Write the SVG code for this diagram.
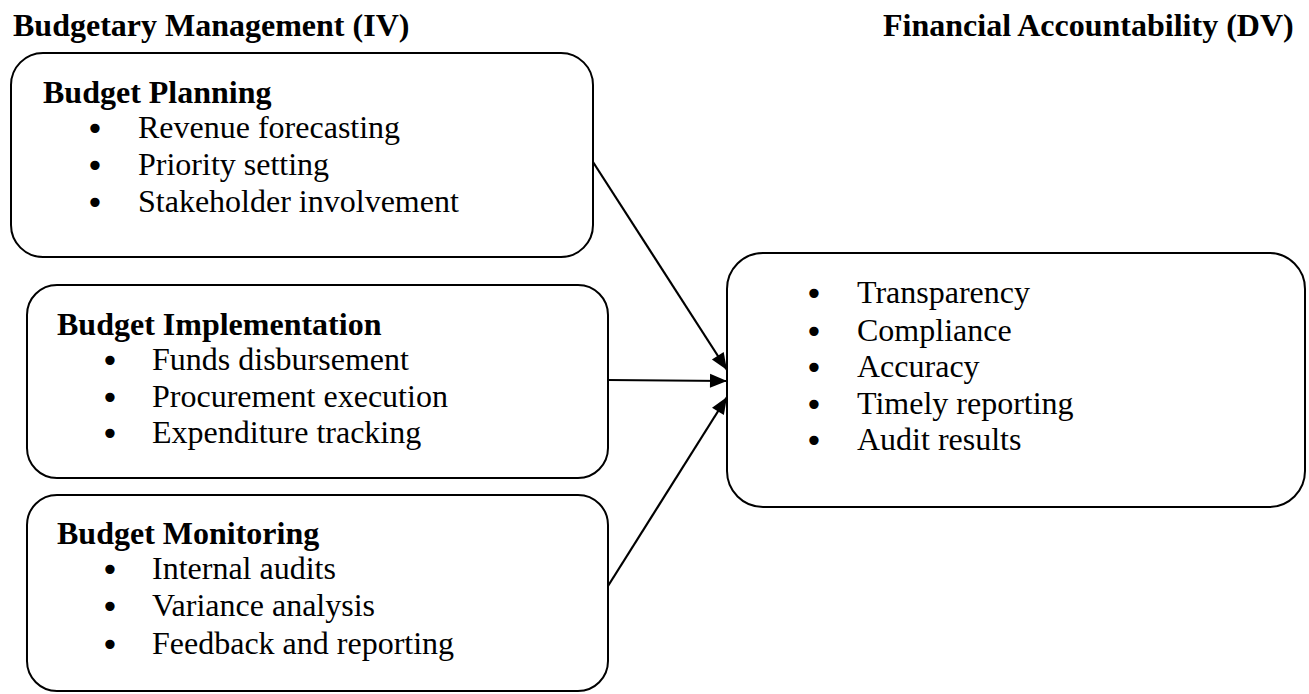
<svg xmlns="http://www.w3.org/2000/svg" width="1309" height="694" viewBox="0 0 1309 694">
<defs>
<style>
.box{fill:#fff;stroke:#000;stroke-width:2}
.t{font-family:"Liberation Serif","Times New Roman",serif;font-size:32px;fill:#000}
.b{font-weight:bold}
.d{font-family:"DejaVu Sans",sans-serif;font-size:32px;fill:#000;text-anchor:middle}
.c{stroke:#000;stroke-width:2.2;fill:none}
</style>
<marker id="arr" markerUnits="userSpaceOnUse" markerWidth="20" markerHeight="20" viewBox="0 0 20 20" refX="18" refY="10" orient="auto">
<path d="M1,3 L18,10 L1,17 Z" fill="#000"/>
</marker>
</defs>
<rect width="1309" height="694" fill="#fff"/>
<text class="t b" x="13" y="36">Budgetary Management (IV)</text>
<text class="t b" x="883" y="36">Financial Accountability (DV)</text>
<g id="planning">
<rect class="box" x="11" y="53" width="582" height="204" rx="32" ry="32"/>
<text class="t b" x="43" y="103">Budget Planning</text>
<g class="d"><text x="95" y="140">•</text><text x="95" y="177">•</text><text x="95" y="214">•</text></g>
<g class="t"><text x="138" y="138">Revenue forecasting</text>
<text x="138" y="175">Priority setting</text>
<text x="138" y="212">Stakeholder involvement</text></g>
</g>
<g id="implementation">
<rect class="box" x="27" y="285" width="581" height="193" rx="30" ry="30"/>
<text class="t b" x="57" y="335">Budget Implementation</text>
<g class="d"><text x="110" y="372">•</text><text x="110" y="409">•</text><text x="110" y="445">•</text></g>
<g class="t"><text x="152" y="370">Funds disbursement</text>
<text x="152" y="407">Procurement execution</text>
<text x="152" y="443">Expenditure tracking</text></g>
</g>
<g id="monitoring">
<rect class="box" x="27" y="495" width="581" height="196" rx="30" ry="30"/>
<text class="t b" x="57" y="544">Budget Monitoring</text>
<g class="d"><text x="110" y="581">•</text><text x="110" y="618">•</text><text x="110" y="656">•</text></g>
<g class="t"><text x="152" y="579">Internal audits</text>
<text x="152" y="616">Variance analysis</text>
<text x="152" y="654">Feedback and reporting</text></g>
</g>
<g id="accountability">
<rect class="box" x="727" y="253" width="578" height="254" rx="36" ry="36"/>
<g class="d"><text x="814" y="305">•</text><text x="814" y="343">•</text><text x="814" y="379">•</text><text x="814" y="416">•</text><text x="814" y="452">•</text></g>
<g class="t"><text x="857" y="303">Transparency</text>
<text x="857" y="341">Compliance</text>
<text x="857" y="377">Accuracy</text>
<text x="857" y="414">Timely reporting</text>
<text x="857" y="450">Audit results</text></g>
</g>
<g id="connectors">
<line class="c" x1="593" y1="162" x2="727" y2="370" marker-end="url(#arr)"/>
<line class="c" x1="608" y1="380" x2="727" y2="381" marker-end="url(#arr)"/>
<line class="c" x1="608" y1="586" x2="727" y2="397" marker-end="url(#arr)"/>
</g>
</svg>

> _WHAT THE TASK ASKS_
Leaving out the pictures, repeat the data above exactly.

> _EXERCISE ANSWER_
Write the SVG code for this diagram.
<svg xmlns="http://www.w3.org/2000/svg" width="1309" height="694" viewBox="0 0 1309 694">
<defs>
<style>
.box{fill:#fff;stroke:#000;stroke-width:2}
.t{font-family:"Liberation Serif","Times New Roman",serif;font-size:32px;fill:#000}
.b{font-weight:bold}
.d{font-family:"DejaVu Sans",sans-serif;font-size:32px;fill:#000;text-anchor:middle}
.c{stroke:#000;stroke-width:2.2;fill:none}
</style>
<marker id="arr" markerUnits="userSpaceOnUse" markerWidth="20" markerHeight="20" viewBox="0 0 20 20" refX="18" refY="10" orient="auto">
<path d="M1,3 L18,10 L1,17 Z" fill="#000"/>
</marker>
</defs>
<rect width="1309" height="694" fill="#fff"/>
<text class="t b" x="13" y="36">Budgetary Management (IV)</text>
<text class="t b" x="883" y="36">Financial Accountability (DV)</text>
<g id="planning">
<rect class="box" x="11" y="53" width="582" height="204" rx="32" ry="32"/>
<text class="t b" x="43" y="103">Budget Planning</text>
<g class="d"><text x="95" y="140">•</text><text x="95" y="177">•</text><text x="95" y="214">•</text></g>
<g class="t"><text x="138" y="138">Revenue forecasting</text>
<text x="138" y="175">Priority setting</text>
<text x="138" y="212">Stakeholder involvement</text></g>
</g>
<g id="implementation">
<rect class="box" x="27" y="285" width="581" height="193" rx="30" ry="30"/>
<text class="t b" x="57" y="335">Budget Implementation</text>
<g class="d"><text x="110" y="372">•</text><text x="110" y="409">•</text><text x="110" y="445">•</text></g>
<g class="t"><text x="152" y="370">Funds disbursement</text>
<text x="152" y="407">Procurement execution</text>
<text x="152" y="443">Expenditure tracking</text></g>
</g>
<g id="monitoring">
<rect class="box" x="27" y="495" width="581" height="196" rx="30" ry="30"/>
<text class="t b" x="57" y="544">Budget Monitoring</text>
<g class="d"><text x="110" y="581">•</text><text x="110" y="618">•</text><text x="110" y="656">•</text></g>
<g class="t"><text x="152" y="579">Internal audits</text>
<text x="152" y="616">Variance analysis</text>
<text x="152" y="654">Feedback and reporting</text></g>
</g>
<g id="accountability">
<rect class="box" x="727" y="253" width="578" height="254" rx="36" ry="36"/>
<g class="d"><text x="814" y="305">•</text><text x="814" y="343">•</text><text x="814" y="379">•</text><text x="814" y="416">•</text><text x="814" y="452">•</text></g>
<g class="t"><text x="857" y="303">Transparency</text>
<text x="857" y="341">Compliance</text>
<text x="857" y="377">Accuracy</text>
<text x="857" y="414">Timely reporting</text>
<text x="857" y="450">Audit results</text></g>
</g>
<g id="connectors">
<line class="c" x1="593" y1="162" x2="727" y2="370" marker-end="url(#arr)"/>
<line class="c" x1="608" y1="380" x2="727" y2="381" marker-end="url(#arr)"/>
<line class="c" x1="608" y1="586" x2="727" y2="397" marker-end="url(#arr)"/>
</g>
</svg>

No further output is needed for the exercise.